Start
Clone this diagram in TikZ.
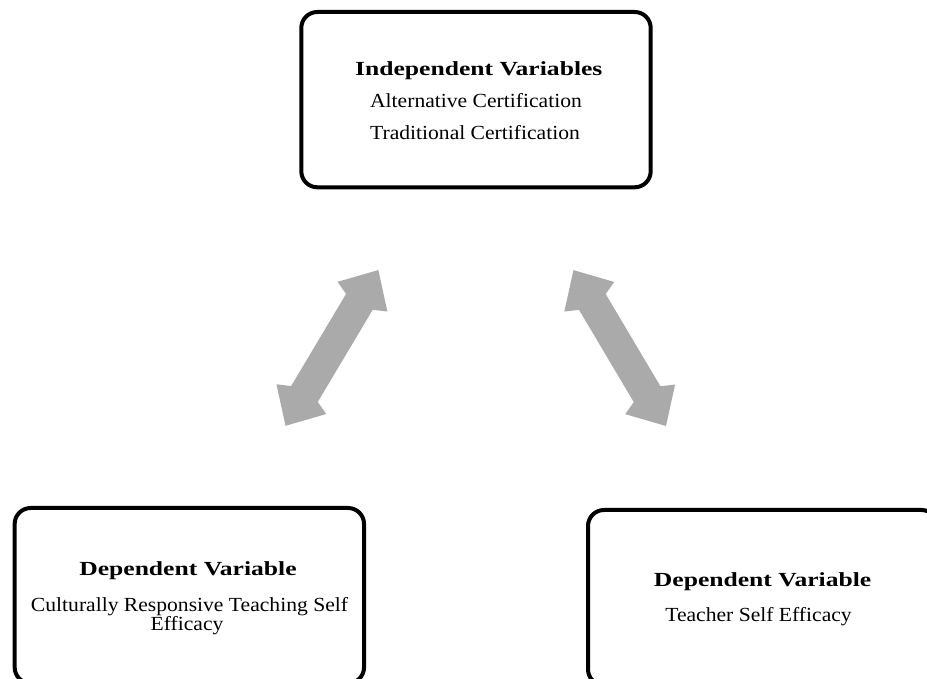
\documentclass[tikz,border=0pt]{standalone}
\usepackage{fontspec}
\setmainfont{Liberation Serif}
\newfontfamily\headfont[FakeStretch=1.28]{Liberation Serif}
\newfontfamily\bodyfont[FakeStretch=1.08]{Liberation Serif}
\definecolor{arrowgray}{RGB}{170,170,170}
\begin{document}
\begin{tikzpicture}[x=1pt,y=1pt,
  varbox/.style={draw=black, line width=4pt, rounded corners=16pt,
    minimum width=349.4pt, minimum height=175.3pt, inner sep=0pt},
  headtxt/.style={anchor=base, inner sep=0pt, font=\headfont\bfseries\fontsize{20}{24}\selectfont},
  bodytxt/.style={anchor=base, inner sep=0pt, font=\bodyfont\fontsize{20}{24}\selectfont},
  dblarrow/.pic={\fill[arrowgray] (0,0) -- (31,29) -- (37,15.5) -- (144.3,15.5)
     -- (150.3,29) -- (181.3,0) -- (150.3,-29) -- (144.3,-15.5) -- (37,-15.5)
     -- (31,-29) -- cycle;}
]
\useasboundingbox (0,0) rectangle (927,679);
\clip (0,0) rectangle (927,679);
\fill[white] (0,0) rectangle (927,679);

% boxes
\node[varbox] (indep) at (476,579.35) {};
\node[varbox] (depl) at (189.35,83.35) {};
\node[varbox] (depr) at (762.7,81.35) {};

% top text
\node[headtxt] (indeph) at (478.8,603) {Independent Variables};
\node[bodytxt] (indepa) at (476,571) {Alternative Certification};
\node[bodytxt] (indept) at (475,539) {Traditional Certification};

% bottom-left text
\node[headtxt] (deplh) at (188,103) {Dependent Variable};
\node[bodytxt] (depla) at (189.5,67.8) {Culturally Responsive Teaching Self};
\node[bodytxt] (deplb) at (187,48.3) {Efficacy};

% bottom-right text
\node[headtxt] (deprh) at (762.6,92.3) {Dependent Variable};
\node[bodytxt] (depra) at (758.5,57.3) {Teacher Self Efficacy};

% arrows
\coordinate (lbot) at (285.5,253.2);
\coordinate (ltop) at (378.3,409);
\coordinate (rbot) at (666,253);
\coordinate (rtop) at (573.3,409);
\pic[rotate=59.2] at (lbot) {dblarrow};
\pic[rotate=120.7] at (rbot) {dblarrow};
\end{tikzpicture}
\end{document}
End
■ Task statement ■
Leave the pictures out, and print every line of the listing exactly as written.

■ Solution below ■
Clone this diagram in TikZ.
\documentclass[tikz,border=0pt]{standalone}
\usepackage{fontspec}
\setmainfont{Liberation Serif}
\newfontfamily\headfont[FakeStretch=1.28]{Liberation Serif}
\newfontfamily\bodyfont[FakeStretch=1.08]{Liberation Serif}
\definecolor{arrowgray}{RGB}{170,170,170}
\begin{document}
\begin{tikzpicture}[x=1pt,y=1pt,
  varbox/.style={draw=black, line width=4pt, rounded corners=16pt,
    minimum width=349.4pt, minimum height=175.3pt, inner sep=0pt},
  headtxt/.style={anchor=base, inner sep=0pt, font=\headfont\bfseries\fontsize{20}{24}\selectfont},
  bodytxt/.style={anchor=base, inner sep=0pt, font=\bodyfont\fontsize{20}{24}\selectfont},
  dblarrow/.pic={\fill[arrowgray] (0,0) -- (31,29) -- (37,15.5) -- (144.3,15.5)
     -- (150.3,29) -- (181.3,0) -- (150.3,-29) -- (144.3,-15.5) -- (37,-15.5)
     -- (31,-29) -- cycle;}
]
\useasboundingbox (0,0) rectangle (927,679);
\clip (0,0) rectangle (927,679);
\fill[white] (0,0) rectangle (927,679);

% boxes
\node[varbox] (indep) at (476,579.35) {};
\node[varbox] (depl) at (189.35,83.35) {};
\node[varbox] (depr) at (762.7,81.35) {};

% top text
\node[headtxt] (indeph) at (478.8,603) {Independent Variables};
\node[bodytxt] (indepa) at (476,571) {Alternative Certification};
\node[bodytxt] (indept) at (475,539) {Traditional Certification};

% bottom-left text
\node[headtxt] (deplh) at (188,103) {Dependent Variable};
\node[bodytxt] (depla) at (189.5,67.8) {Culturally Responsive Teaching Self};
\node[bodytxt] (deplb) at (187,48.3) {Efficacy};

% bottom-right text
\node[headtxt] (deprh) at (762.6,92.3) {Dependent Variable};
\node[bodytxt] (depra) at (758.5,57.3) {Teacher Self Efficacy};

% arrows
\coordinate (lbot) at (285.5,253.2);
\coordinate (ltop) at (378.3,409);
\coordinate (rbot) at (666,253);
\coordinate (rtop) at (573.3,409);
\pic[rotate=59.2] at (lbot) {dblarrow};
\pic[rotate=120.7] at (rbot) {dblarrow};
\end{tikzpicture}
\end{document}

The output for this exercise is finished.